經過幾個月的抽絲剝繭,宋青山為何會針對的簡家的原因,基本已經搞清楚。她唯一沒想到,所有的這一切,只因為一樁不起眼的意外。
從簡家分崩離析,到兩年前病毒原液被盜,宋青山一步一步籌謀數年,背後牽着的利益集團不是一個兩個。此刻,即便這京都佈滿了國安八局的眼線,他依然可以堂而皇之的回來。
這種潛在暗處的威脅,怎叫人不恐懼,不害怕。不到一年的時間,回過頭看,繁華依舊人卻不同。王若風死了,薛立珩也死了,原本以為已經死去是簡薇薇卻活了下來。
何蓉蓉死在了醫院,還有那些該死的,不該死的,也最好早些肅清了事。畢竟再過幾個月,便是她的預產期,有風有雨總好過一潭死水。
“他回京都了?”簡雲裳調整姿勢躺好,故作輕鬆的笑了下:“鍾閑庭那邊情況如何?”
“好的很。”蔣牧塵略過第一個問題,一想到簫碧嵐和鍾閑庭兩個,每天都鬧得雞飛狗跳,心情就說不出的愉悅:“天天小吵,三天一大鬧,據說數次切磋下來,兩人的技術和反應能力大增。”
簡雲裳見他眉目舒展,當下寬心也跟着笑出來:“看他們這樣你舒服了?”
“當然舒服了,明知我不喜歡聽的話,還要當我的面說,不給點教訓怎麼成。”蔣牧塵眯起星眸,舒服愜意的枕着雙臂,笑說:“他還沒進京都,不過被閑庭和小簫逼得差不多了。”
“這兩人正鬧得厲害,宋青山只能被當成靶子,難怪要着急回來。”簡雲裳莞爾:“你還沒告訴我,薛素素為何要整容成我的樣子。”
“聲東擊西!”蔣牧塵收了收手裏的力道,又說:“他以為只要你們碰面,不管是你還是我,必定會坐不住去查。他倒是想藉著這個時機返回京都,我就偏不去查,無非一具皮囊而已,只要你在視線範圍,他就是弄出無數個你來,我也無懼。”
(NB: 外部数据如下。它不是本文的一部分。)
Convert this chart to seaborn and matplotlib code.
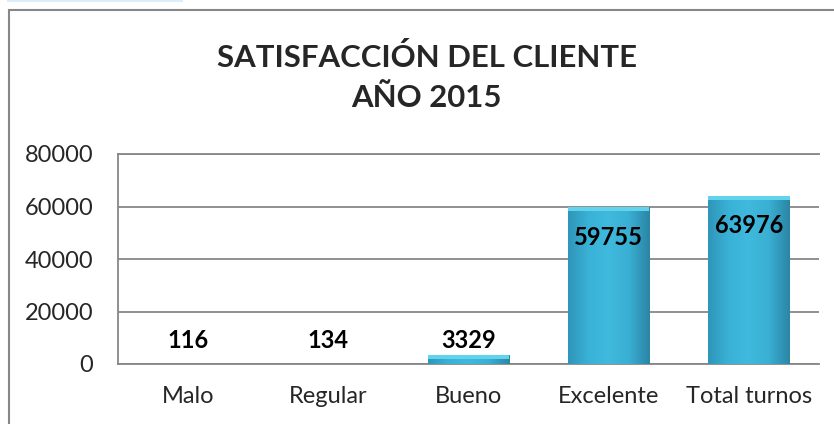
import numpy as np
import matplotlib
matplotlib.use("Agg")
import matplotlib.pyplot as plt
import matplotlib.patches as mpatches
from matplotlib.colors import LinearSegmentedColormap
import seaborn as sns

# datos
categorias = ["Malo", "Regular", "Bueno", "Excelente", "Total turnos"]
valores = [116, 134, 3329, 59755, 63976]
ticks_y = [0, 20000, 40000, 60000, 80000]
titulo = "SATISFACCIÓN DEL CLIENTE\nAÑO 2015"

sns.set_style("white")
plt.rcParams['font.family'] = ['Lato', 'DejaVu Sans']

gris = "#878787"
fig = plt.figure(figsize=(8.34, 4.24), dpi=100)
ax = fig.add_axes([118 / 834, 1 - 364 / 424, (819 - 118) / 834, (364 - 154) / 424])

sns.barplot(x=categorias, y=valores, color="#37abd0", width=0.58, ax=ax, zorder=3)

# sombreado tipo bisel en cada barra
cmap = LinearSegmentedColormap.from_list(
    "bisel", ["#2f96ba", "#3ab2d7", "#3fb9dd", "#39afd3", "#2c86a6"])
grad = np.linspace(0, 1, 64).reshape(1, -1)
for p in ax.patches:
    x0, y0 = p.get_x(), p.get_y()
    w, h = p.get_width(), p.get_height()
    im = ax.imshow(grad, cmap=cmap, aspect="auto", extent=(x0, x0 + w, y0, y0 + h),
                   zorder=4, interpolation="bicubic")
    im.set_clip_path(p)
    cap = min(h, 1500)
    ax.add_patch(mpatches.Rectangle((x0, y0 + h - cap), w, cap,
                                    color="#62d3ec", lw=0, zorder=5))
    p.set_edgecolor("none")

ax.set_xlim(-0.5, 4.5)
ax.set_ylim(0, 80000)
ax.set_yticks(ticks_y)
ax.set_yticklabels([str(t) for t in ticks_y])
ax.yaxis.grid(True, color=gris, lw=1.3, zorder=0)
ax.set_axisbelow(True)
ax.spines["right"].set_visible(False)
for s in ["left", "top", "bottom"]:
    ax.spines[s].set_color(gris)
    ax.spines[s].set_linewidth(1.3)
ax.tick_params(axis="y", length=0, pad=18, labelsize=17)
ax.tick_params(axis="x", length=0, pad=16, labelsize=17)
ax.set_xlabel("")
ax.set_ylabel("")

# etiquetas de valor
for i, v in enumerate(valores):
    ax.text(i, max(v - 11400, 9000), str(v), ha="center", va="center",
            fontsize=17, fontweight="bold", color="black", zorder=6)

fig.text(426.5 / 834, 1 - 77.5 / 424, titulo, ha="center", va="center",
         fontsize=22.4, fontweight="bold", linespacing=1.52)

# marco exterior y franja superior
fig.patches.append(mpatches.Rectangle((9 / 834, -0.05), 1.2, 1 - 10 / 424 + 0.05,
                                      transform=fig.transFigure, fill=False,
                                      edgecolor=gris, lw=1.5))
fig.patches.append(mpatches.Rectangle((7 / 834, 1 - 2 / 424), 176 / 834, 2 / 424,
                                      transform=fig.transFigure, color="#dcecf8", lw=0))

fig.savefig("out.png", dpi=100)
“果然有男神風範,我亂操心了。”簡雲裳嘀咕一句,抓着他的手溫柔覆到自己的肚子上,又問:“除了爸在給她提供資金,另外的那個人查到沒。”
“當然查到了,但是上面說時機還沒到,顧旭之那個賤人也不敢動。”蔣牧塵忿忿。
簡雲裳看出他又在吃醋,忍不住捂嘴笑開。
牧天買下衛星后,顧旭之也不知用了什麼辦法,逼得蔣牧塵給了他一套國安的專用跟蹤系統。人都說見好就收,偏偏顧旭之還記着當初逼賣房子的仇,時不時給簡雲裳打電話。
兩人的手機很多時候放在一處,那組刺眼的號碼,自然會經常性的被他無意中看去。幾次下來,蔣牧塵對他的稱呼,從顧局到顧旭之,現在見了面了就喊賤人。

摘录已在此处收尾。